Scalable all-perovskite double- and triple-junction solar modules: Modeling for configuration optimization

We modeled the photovoltaic conversion of all-perovskite (PVK) double- and triple-junction solar modules to clarify the configurations suitable for the monolithically series-interconnected structure, which offers high scalability by fully exploiting the advantages of the thin-film modules over wafer-based crystalline-silicon modules. We first formulated the photovoltaic processes of single cells and modules by reference to previously reported data, next optimized the module structure parameters including the bandgaps of PVKs, cell widths, and transparent-electrode thicknesses, and then evaluated the annually averaged conversion efficiencies (η_annual) defined by the ratio of the annual energy yield to the annual insolation in outdoor environments using a meteorological database. The double-junction four-terminal (2J-4T) module overcomes the shortcomings involved in the two-terminal module consisting of series-connected top and bottom cells, providing higher η_annual and more options of the top-cell bandgap; the latter allows us to select a more durable PVK composition. However, the dual output (four terminals) is practically a serious drawback.
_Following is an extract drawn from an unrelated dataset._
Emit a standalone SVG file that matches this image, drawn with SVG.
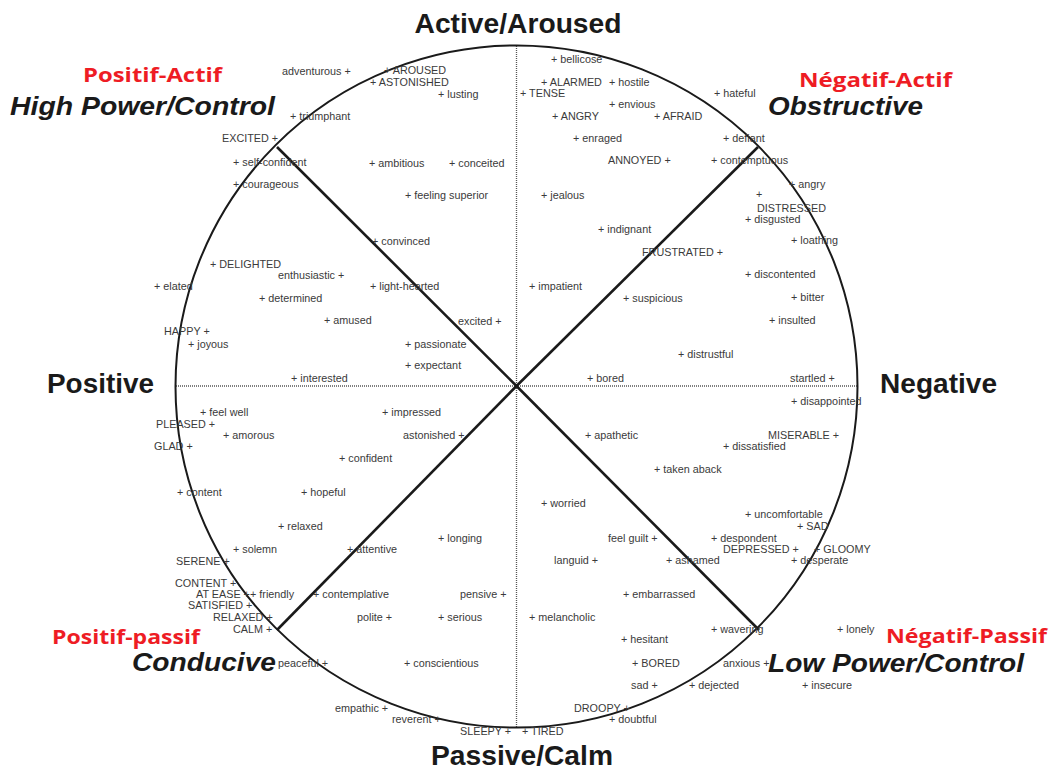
<svg xmlns="http://www.w3.org/2000/svg" width="1056" height="769" viewBox="0 0 1056 769">
<style>
.w{font-family:"Liberation Sans",Arial,sans-serif;font-size:10.8px;fill:#3a3a3a}
.t{font-family:"Liberation Sans",Arial,sans-serif;font-size:27px;font-weight:bold;fill:#1a1a1a}
.ti{font-family:"Liberation Sans",Arial,sans-serif;font-size:26px;font-weight:bold;font-style:italic;fill:#1a1a1a}
.r{font-family:"Open Sans","Liberation Sans",sans-serif;font-size:20px;font-weight:bold;fill:#ee1c24}
.axis{stroke:#555;stroke-width:1.3;stroke-dasharray:1 1;fill:none}
.div{stroke:#1a1a1a;stroke-width:2.6;fill:none}
</style>
<rect width="1056" height="769" fill="#fff"/>
<g id="connectors">
<line class="axis" x1="176" y1="386" x2="857" y2="386"/>
<line class="axis" x1="516.5" y1="46" x2="516.5" y2="727"/>
<line class="div" x1="516.5" y1="386" x2="277" y2="147"/>
<line class="div" x1="516.5" y1="386" x2="758" y2="147"/>
<line class="div" x1="516.5" y1="386" x2="277" y2="630"/>
<line class="div" x1="516.5" y1="386" x2="759" y2="630"/>
</g>
<g id="circle"><circle cx="516.5" cy="386.5" r="341" fill="none" stroke="#1a1a1a" stroke-width="2"/></g>
<g id="axis-labels">
<text class="t" x="518" y="33" text-anchor="middle" textLength="207" lengthAdjust="spacingAndGlyphs">Active/Aroused</text>
<text class="t" x="522" y="765" text-anchor="middle" textLength="182" lengthAdjust="spacingAndGlyphs">Passive/Calm</text>
<text class="t" x="47" y="393" textLength="107" lengthAdjust="spacingAndGlyphs">Positive</text>
<text class="t" x="880" y="393" textLength="117" lengthAdjust="spacingAndGlyphs">Negative</text>
</g>
<g id="quadrant-high-power">
<text class="r" x="83" y="82" textLength="139" lengthAdjust="spacingAndGlyphs">Positif-Actif</text>
<text class="ti" x="10" y="115" textLength="265" lengthAdjust="spacingAndGlyphs">High Power/Control</text>
</g>
<g id="quadrant-obstructive">
<text class="r" x="799" y="87" textLength="153" lengthAdjust="spacingAndGlyphs">Négatif-Actif</text>
<text class="ti" x="768" y="115" textLength="155" lengthAdjust="spacingAndGlyphs">Obstructive</text>
</g>
<g id="quadrant-conducive">
<text class="r" x="52" y="644" textLength="148" lengthAdjust="spacingAndGlyphs">Positif-passif</text>
<text class="ti" x="132" y="671" textLength="144" lengthAdjust="spacingAndGlyphs">Conducive</text>
</g>
<g id="quadrant-low-power">
<text class="r" x="886" y="643" textLength="161" lengthAdjust="spacingAndGlyphs">Négatif-Passif</text>
<text class="ti" x="768" y="672" textLength="256" lengthAdjust="spacingAndGlyphs">Low Power/Control</text>
</g>
<g id="words-upper-left">
<text class="w" x="282" y="75">adventurous +</text>
<text class="w" x="384" y="74">+ AROUSED</text>
<text class="w" x="370" y="86">+ ASTONISHED</text>
<text class="w" x="438" y="98">+ lusting</text>
<text class="w" x="290" y="120">+ triumphant</text>
<text class="w" x="222" y="142">EXCITED +</text>
<text class="w" x="233" y="166">+ self-confident</text>
<text class="w" x="233" y="188">+ courageous</text>
<text class="w" x="369" y="167">+ ambitious</text>
<text class="w" x="449" y="167">+ conceited</text>
<text class="w" x="405" y="199">+ feeling superior</text>
<text class="w" x="372" y="245">+ convinced</text>
<text class="w" x="210" y="268">+ DELIGHTED</text>
<text class="w" x="278" y="279">enthusiastic +</text>
<text class="w" x="154" y="290">+ elated</text>
<text class="w" x="370" y="290">+ light-hearted</text>
<text class="w" x="259" y="302">+ determined</text>
<text class="w" x="324" y="324">+ amused</text>
<text class="w" x="458" y="325">excited +</text>
<text class="w" x="164" y="335">HAPPY +</text>
<text class="w" x="188" y="348">+ joyous</text>
<text class="w" x="405" y="348">+ passionate</text>
<text class="w" x="405" y="369">+ expectant</text>
<text class="w" x="291" y="382">+ interested</text>
</g>
<g id="words-upper-right">
<text class="w" x="551" y="63">+ bellicose</text>
<text class="w" x="541" y="86">+ ALARMED</text>
<text class="w" x="609" y="86">+ hostile</text>
<text class="w" x="520" y="97">+ TENSE</text>
<text class="w" x="714" y="97">+ hateful</text>
<text class="w" x="609" y="108">+ envious</text>
<text class="w" x="552" y="120">+ ANGRY</text>
<text class="w" x="654" y="120">+ AFRAID</text>
<text class="w" x="573" y="142">+ enraged</text>
<text class="w" x="723" y="142">+ defiant</text>
<text class="w" x="608" y="164">ANNOYED +</text>
<text class="w" x="711" y="164">+ contemptuous</text>
<text class="w" x="789" y="188">+ angry</text>
<text class="w" x="541" y="199">+ jealous</text>
<text class="w" x="756" y="198">+</text>
<text class="w" x="757" y="212">DISTRESSED</text>
<text class="w" x="745" y="223">+ disgusted</text>
<text class="w" x="598" y="233">+ indignant</text>
<text class="w" x="791" y="244">+ loathing</text>
<text class="w" x="642" y="256">FRUSTRATED +</text>
<text class="w" x="745" y="278">+ discontented</text>
<text class="w" x="529" y="290">+ impatient</text>
<text class="w" x="623" y="302">+ suspicious</text>
<text class="w" x="791" y="301">+ bitter</text>
<text class="w" x="769" y="324">+ insulted</text>
<text class="w" x="678" y="358">+ distrustful</text>
<text class="w" x="587" y="382">+ bored</text>
<text class="w" x="790" y="382">startled +</text>
</g>
<g id="words-lower-left">
<text class="w" x="200" y="416">+ feel well</text>
<text class="w" x="382" y="416">+ impressed</text>
<text class="w" x="156" y="428">PLEASED +</text>
<text class="w" x="223" y="439">+ amorous</text>
<text class="w" x="403" y="439">astonished +</text>
<text class="w" x="154" y="450">GLAD +</text>
<text class="w" x="339" y="462">+ confident</text>
<text class="w" x="177" y="496">+ content</text>
<text class="w" x="301" y="496">+ hopeful</text>
<text class="w" x="278" y="530">+ relaxed</text>
<text class="w" x="438" y="542">+ longing</text>
<text class="w" x="233" y="553">+ solemn</text>
<text class="w" x="347" y="553">+ attentive</text>
<text class="w" x="176" y="565">SERENE +</text>
<text class="w" x="175" y="587">CONTENT +</text>
<text class="w" x="196" y="598">AT EASE +</text>
<text class="w" x="250" y="598">+ friendly</text>
<text class="w" x="313" y="598">+ contemplative</text>
<text class="w" x="460" y="598">pensive +</text>
<text class="w" x="188" y="609">SATISFIED +</text>
<text class="w" x="213" y="621">RELAXED +</text>
<text class="w" x="357" y="621">polite +</text>
<text class="w" x="438" y="621">+ serious</text>
<text class="w" x="233" y="633">CALM +</text>
<text class="w" x="278" y="667">peaceful +</text>
<text class="w" x="404" y="667">+ conscientious</text>
<text class="w" x="335" y="712">empathic +</text>
<text class="w" x="392" y="723">reverent +</text>
<text class="w" x="460" y="735">SLEEPY +</text>
</g>
<g id="words-lower-right">
<text class="w" x="791" y="405">+ disappointed</text>
<text class="w" x="585" y="439">+ apathetic</text>
<text class="w" x="768" y="439">MISERABLE +</text>
<text class="w" x="723" y="450">+ dissatisfied</text>
<text class="w" x="654" y="473">+ taken aback</text>
<text class="w" x="541" y="507">+ worried</text>
<text class="w" x="745" y="518">+ uncomfortable</text>
<text class="w" x="797" y="530">+ SAD</text>
<text class="w" x="608" y="542">feel guilt +</text>
<text class="w" x="711" y="542">+ despondent</text>
<text class="w" x="723" y="553">DEPRESSED +</text>
<text class="w" x="814" y="553">+ GLOOMY</text>
<text class="w" x="554" y="564">languid +</text>
<text class="w" x="666" y="564">+ ashamed</text>
<text class="w" x="791" y="564">+ desperate</text>
<text class="w" x="623" y="598">+ embarrassed</text>
<text class="w" x="529" y="621">+ melancholic</text>
<text class="w" x="711" y="633">+ wavering</text>
<text class="w" x="837" y="633">+ lonely</text>
<text class="w" x="621" y="643">+ hesitant</text>
<text class="w" x="632" y="667">+ BORED</text>
<text class="w" x="723" y="667">anxious +</text>
<text class="w" x="631" y="689">sad +</text>
<text class="w" x="689" y="689">+ dejected</text>
<text class="w" x="802" y="689">+ insecure</text>
<text class="w" x="574" y="712">DROOPY +</text>
<text class="w" x="609" y="723">+ doubtful</text>
<text class="w" x="522" y="735">+ TIRED</text>
</g>
</svg>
The double-junction voltage-matched (2J-VM) configuration eliminates this drawback, that is, realizes the single output (two terminals) with taking over the advantages of 2J-4T, and hence, 2J-VM would be the most promising candidate. However, when the VM configuration is applied to the triple-junction modules, the ohmic loss and optical loss in the transparent electrodes used for the three submodules are more detrimental. To mitigate this shortcoming, we proposed a new configuration of the triple-junction series/parallel-connecting voltage-matched (3J-SPVM) module. This uses only two substrates with securing high η_annual and other advantages of the VM configuration, which contributes to cost reduction. Consequently, 3J-SPVM is potentially the most promising configuration for widespread use.